Cile. Nel suo primo atto Boric aderisce a un trattato ambientalista

di Paolo Menchi

Sono passati solo pochi giorni dal suo insediamento, ma il nuovo presidente del Cile Gabriel Boric vuole subito dimostrare di mettere in pratica i principi a cui si ispira e su cui si è basata la campagna elettorale che gli ha permesso di vincere le elezioni.
Tra i temi principali c’erano il raggiungimento della parità di genere, il rispetto e l’appoggio per le persone più deboli, la tutela dei diritti umani e la salvaguardia ambientale.
Già con la creazione di un governo con ministri a maggioranza femminile e con un’età media complessiva molto bassa Boric aveva voluto dare un segnale, ma che il suo primo atto da presidente fosse quello di firmare un accordo a livello ambientale è ancora più significativo di come voglia dimostrare che il suo governo abbia tra gli obiettivi fondamentali il rispetto e la tutela dell’ambiente.
Il patto che ora è stato firmato anche dal Cile è il trattato internazionale di Escazù, ratificato da 24 paesi di America Latina e Caraibi, nato per garantire l’accesso ai diritti ambientali e a proteggere gli attivisti che spesso vengono uccisi dalla potenti organizzazioni che lucrano con lo sfruttamento illegale delle risorse naturali, a discapito della popolazione che vive nelle zone interessate in primis, ma anche di tutti gli altri che vedono depauperare e distruggere un ecosistema ricchissimo di biodiversità.
Il trattato, voluto dall’Onu nel 2012 dopo la conferenza sullo sviluppo sostenibile, in un primo momento era stato discusso dal primo governo Piñera, che sembrava potesse ratificarlo nel 2014, ma poi a causa delle pressioni degli industriali, in particolare del settore minerario, il Cile non entrò più a far parte del gruppo dei paesi firmatari.

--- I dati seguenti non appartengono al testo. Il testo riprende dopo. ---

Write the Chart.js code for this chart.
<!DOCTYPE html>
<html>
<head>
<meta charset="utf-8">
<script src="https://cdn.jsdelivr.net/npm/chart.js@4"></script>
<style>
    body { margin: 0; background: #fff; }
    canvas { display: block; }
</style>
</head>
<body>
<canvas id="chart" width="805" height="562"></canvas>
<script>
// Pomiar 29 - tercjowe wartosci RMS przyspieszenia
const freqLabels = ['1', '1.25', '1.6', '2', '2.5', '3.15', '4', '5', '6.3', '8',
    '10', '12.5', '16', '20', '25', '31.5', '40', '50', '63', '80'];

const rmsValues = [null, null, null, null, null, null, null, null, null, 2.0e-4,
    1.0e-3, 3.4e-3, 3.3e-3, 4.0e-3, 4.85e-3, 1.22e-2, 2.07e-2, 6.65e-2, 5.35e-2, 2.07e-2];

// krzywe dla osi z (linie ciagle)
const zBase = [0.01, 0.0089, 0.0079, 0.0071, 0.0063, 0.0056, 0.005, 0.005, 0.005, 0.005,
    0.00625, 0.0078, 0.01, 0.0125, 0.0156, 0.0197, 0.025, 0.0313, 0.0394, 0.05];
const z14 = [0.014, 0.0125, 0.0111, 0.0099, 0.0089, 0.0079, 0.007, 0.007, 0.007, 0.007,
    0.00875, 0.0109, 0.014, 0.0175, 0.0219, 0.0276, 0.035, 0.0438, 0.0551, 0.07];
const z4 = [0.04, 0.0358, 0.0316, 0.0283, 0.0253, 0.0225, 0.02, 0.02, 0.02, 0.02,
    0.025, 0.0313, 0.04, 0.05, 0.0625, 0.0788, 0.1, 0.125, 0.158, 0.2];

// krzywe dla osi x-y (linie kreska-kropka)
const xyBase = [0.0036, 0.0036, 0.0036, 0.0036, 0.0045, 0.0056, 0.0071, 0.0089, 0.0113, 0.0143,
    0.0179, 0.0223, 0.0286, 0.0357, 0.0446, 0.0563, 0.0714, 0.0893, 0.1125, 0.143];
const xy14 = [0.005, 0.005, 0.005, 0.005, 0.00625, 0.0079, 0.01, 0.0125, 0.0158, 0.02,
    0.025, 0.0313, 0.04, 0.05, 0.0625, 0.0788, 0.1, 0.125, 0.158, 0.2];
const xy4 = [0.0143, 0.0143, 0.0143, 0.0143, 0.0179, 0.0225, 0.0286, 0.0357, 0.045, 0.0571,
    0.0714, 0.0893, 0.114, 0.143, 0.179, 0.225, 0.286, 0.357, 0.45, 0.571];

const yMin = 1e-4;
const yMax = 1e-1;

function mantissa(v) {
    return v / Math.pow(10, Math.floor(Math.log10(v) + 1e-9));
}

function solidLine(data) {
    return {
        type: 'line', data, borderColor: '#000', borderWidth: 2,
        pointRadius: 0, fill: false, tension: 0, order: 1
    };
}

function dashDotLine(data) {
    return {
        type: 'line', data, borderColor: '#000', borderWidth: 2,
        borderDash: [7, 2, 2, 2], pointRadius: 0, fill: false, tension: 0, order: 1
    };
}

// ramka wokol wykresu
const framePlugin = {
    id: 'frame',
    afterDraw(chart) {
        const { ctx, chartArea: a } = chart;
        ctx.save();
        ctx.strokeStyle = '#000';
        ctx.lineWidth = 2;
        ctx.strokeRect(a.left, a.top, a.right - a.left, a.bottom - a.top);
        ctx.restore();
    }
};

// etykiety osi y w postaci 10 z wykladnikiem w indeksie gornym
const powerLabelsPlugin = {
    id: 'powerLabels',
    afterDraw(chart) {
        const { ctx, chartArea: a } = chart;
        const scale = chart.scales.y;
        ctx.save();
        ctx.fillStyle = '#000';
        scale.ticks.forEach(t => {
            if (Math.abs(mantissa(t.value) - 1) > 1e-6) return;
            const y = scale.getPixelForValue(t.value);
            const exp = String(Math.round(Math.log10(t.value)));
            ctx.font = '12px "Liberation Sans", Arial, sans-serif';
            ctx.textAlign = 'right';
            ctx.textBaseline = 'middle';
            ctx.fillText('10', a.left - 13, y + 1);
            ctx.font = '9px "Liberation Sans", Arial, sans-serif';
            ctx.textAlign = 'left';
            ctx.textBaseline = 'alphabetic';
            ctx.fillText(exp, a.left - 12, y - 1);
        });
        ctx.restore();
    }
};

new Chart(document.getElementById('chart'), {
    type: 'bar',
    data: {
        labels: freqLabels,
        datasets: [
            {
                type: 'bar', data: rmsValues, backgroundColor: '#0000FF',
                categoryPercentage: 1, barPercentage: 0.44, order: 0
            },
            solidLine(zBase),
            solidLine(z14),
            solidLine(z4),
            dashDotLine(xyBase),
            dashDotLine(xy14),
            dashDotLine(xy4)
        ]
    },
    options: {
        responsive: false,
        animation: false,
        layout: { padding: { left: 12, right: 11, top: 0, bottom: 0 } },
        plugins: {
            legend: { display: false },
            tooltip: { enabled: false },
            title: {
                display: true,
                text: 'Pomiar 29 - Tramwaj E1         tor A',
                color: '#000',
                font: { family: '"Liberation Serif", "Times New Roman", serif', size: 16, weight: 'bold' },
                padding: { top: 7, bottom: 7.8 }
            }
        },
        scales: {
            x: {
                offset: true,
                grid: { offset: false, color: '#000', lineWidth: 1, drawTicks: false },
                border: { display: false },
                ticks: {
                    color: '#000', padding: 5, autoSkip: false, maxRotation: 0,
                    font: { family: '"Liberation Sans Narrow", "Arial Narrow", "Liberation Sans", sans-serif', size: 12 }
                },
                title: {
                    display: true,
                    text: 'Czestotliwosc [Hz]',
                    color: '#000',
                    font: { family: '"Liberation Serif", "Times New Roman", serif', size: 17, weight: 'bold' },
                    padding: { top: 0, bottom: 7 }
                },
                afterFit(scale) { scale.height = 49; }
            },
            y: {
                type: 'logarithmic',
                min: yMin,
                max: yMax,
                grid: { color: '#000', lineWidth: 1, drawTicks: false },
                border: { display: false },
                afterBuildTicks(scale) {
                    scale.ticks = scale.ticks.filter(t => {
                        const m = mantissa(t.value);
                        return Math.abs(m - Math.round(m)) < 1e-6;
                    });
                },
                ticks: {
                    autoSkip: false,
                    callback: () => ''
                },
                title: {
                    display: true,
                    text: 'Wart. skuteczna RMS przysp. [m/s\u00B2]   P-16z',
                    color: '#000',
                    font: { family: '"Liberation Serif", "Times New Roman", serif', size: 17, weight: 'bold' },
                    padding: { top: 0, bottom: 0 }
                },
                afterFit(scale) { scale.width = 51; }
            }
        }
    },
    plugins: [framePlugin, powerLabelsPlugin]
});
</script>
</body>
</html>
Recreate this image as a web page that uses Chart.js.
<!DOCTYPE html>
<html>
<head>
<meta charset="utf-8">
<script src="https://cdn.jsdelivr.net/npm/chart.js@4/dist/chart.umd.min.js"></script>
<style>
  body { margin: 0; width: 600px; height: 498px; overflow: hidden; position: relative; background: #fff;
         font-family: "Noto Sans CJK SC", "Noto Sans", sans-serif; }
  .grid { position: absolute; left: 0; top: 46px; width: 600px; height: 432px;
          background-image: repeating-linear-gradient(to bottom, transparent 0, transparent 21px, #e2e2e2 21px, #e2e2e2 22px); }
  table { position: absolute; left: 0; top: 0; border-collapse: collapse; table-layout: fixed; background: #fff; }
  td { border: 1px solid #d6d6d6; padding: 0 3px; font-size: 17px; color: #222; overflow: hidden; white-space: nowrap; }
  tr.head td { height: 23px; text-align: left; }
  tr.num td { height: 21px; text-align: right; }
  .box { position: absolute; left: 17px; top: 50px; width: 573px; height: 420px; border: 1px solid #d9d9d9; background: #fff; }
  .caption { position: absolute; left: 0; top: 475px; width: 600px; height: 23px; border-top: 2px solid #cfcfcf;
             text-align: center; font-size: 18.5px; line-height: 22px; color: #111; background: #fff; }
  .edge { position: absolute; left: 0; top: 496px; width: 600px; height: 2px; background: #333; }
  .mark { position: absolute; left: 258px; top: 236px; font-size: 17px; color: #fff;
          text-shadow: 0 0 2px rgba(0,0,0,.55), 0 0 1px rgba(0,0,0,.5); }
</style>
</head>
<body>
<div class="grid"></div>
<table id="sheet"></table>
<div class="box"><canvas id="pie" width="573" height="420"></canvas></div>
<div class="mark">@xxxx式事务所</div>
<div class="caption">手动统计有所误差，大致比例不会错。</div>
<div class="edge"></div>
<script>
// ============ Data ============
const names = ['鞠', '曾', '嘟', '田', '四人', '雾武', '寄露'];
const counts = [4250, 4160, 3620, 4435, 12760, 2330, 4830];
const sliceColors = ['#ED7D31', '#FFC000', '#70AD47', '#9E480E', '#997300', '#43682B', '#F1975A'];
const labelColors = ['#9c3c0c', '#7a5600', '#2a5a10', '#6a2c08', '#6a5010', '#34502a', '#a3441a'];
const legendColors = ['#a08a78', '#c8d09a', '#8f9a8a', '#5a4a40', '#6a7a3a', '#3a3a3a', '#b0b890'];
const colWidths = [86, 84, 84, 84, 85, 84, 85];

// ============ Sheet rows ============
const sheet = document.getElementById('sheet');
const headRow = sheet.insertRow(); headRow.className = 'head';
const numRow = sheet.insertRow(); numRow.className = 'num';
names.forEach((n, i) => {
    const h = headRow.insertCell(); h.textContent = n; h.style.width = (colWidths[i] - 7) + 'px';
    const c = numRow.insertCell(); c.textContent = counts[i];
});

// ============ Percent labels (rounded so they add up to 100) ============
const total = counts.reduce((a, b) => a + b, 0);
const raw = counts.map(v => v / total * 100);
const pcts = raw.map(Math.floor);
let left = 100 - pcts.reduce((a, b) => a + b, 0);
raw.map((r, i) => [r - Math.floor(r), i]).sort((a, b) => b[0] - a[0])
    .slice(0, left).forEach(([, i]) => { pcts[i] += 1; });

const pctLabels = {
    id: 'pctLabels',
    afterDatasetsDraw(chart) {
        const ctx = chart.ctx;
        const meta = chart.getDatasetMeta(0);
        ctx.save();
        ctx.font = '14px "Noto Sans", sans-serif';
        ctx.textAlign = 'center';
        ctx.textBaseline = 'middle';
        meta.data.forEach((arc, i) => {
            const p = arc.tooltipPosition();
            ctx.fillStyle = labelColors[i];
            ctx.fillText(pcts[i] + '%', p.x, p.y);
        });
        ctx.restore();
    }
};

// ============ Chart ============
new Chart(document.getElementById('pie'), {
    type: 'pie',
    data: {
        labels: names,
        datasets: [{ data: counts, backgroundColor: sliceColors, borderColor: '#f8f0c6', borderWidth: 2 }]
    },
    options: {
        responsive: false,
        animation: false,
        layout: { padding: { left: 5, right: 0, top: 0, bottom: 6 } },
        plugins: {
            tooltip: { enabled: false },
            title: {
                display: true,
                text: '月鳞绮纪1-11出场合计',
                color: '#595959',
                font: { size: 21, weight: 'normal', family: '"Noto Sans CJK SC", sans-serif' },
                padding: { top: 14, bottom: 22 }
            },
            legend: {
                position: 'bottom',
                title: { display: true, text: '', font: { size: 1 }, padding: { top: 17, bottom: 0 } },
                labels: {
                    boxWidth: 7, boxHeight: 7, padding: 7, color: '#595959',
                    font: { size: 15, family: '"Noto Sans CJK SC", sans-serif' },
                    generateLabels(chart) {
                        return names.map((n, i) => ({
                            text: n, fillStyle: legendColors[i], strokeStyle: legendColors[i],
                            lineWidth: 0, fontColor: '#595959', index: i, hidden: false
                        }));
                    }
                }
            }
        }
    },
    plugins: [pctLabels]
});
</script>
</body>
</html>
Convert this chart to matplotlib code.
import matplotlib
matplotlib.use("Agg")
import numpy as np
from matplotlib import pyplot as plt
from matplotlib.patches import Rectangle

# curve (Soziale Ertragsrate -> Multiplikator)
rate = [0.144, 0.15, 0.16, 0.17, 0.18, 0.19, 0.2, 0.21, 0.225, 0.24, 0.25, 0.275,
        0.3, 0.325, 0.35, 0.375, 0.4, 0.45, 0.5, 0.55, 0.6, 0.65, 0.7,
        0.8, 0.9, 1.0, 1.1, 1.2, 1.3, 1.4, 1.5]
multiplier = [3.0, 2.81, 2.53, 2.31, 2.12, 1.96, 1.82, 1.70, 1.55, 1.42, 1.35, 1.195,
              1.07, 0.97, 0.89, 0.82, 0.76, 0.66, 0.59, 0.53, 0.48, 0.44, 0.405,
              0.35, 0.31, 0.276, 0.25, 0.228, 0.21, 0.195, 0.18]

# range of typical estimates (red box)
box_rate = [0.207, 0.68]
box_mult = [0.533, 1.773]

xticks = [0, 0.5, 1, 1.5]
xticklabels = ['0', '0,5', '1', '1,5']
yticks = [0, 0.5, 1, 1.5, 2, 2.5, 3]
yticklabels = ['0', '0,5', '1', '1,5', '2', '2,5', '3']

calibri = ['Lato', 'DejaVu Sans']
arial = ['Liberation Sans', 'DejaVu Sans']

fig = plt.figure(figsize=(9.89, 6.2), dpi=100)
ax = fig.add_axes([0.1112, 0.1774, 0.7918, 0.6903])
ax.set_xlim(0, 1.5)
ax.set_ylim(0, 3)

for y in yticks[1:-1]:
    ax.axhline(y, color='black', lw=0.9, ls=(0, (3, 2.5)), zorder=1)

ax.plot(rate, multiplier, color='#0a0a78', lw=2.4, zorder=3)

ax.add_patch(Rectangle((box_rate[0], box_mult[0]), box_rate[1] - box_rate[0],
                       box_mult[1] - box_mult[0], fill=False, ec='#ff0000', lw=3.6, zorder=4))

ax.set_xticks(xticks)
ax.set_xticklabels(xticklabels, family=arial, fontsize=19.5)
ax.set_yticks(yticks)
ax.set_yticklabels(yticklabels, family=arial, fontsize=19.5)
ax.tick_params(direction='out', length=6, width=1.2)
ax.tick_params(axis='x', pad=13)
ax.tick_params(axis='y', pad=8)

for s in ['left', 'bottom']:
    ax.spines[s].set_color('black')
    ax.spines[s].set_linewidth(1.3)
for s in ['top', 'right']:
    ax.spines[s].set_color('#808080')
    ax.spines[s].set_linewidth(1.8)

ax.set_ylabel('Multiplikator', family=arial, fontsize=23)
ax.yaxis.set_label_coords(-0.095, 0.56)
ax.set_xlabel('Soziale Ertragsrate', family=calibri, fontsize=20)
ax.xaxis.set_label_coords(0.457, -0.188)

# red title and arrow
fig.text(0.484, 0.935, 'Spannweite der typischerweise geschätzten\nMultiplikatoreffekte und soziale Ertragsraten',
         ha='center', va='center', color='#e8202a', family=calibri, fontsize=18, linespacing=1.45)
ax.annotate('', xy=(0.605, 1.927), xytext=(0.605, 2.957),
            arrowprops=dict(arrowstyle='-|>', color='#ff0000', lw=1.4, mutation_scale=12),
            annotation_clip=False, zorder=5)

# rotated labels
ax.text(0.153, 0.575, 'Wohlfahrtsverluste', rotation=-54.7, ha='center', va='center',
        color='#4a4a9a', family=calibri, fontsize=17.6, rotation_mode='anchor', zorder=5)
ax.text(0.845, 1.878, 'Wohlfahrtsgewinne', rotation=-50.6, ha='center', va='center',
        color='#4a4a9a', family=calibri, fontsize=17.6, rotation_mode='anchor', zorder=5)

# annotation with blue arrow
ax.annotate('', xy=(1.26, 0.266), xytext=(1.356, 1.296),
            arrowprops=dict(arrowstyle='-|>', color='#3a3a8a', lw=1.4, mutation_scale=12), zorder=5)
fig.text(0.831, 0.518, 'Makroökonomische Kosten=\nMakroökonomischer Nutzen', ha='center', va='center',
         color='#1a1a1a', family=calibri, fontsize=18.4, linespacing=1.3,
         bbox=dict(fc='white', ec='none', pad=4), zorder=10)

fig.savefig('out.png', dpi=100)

La ratifica, che avviene in un momento di congiuntura internazionale in cui la necessità di trovare nuove risorse energetiche a tutti i costi rischia di vanificare anni di accordi per evitare l’utilizzo delle risorse più inquinanti, era per Boric un atto assolutamente necessario e, per evidenziare l’interesse del suo governo per la materia, durante la firma ha voluto al suo fianco la ministra degli Esteri Antonia Urrejola e quella per l’ambiente Maisa Rojas.
La novità dell’accordo è che, oltre alle politiche ambientali condivise, c’è anche una parte che detta le regole per proteggere i numerosi attivisti che rischiano giornalmente la vita per denunciare i soprusi ambientali e che spesso vengono uccisi, a volte diventando simboli di lotta come il brasiliano Chico Mendes o la leader indigena ecuadoriana Berta Ceceres, ma molto spesso restando nell’anonimato.
Applaudita dai settori progressisti del parlamento, l’adesione all’accordo è stata criticata dalla destra che teme possa rallentare la ripresa economica e provocare conflitti con gli altri paesi.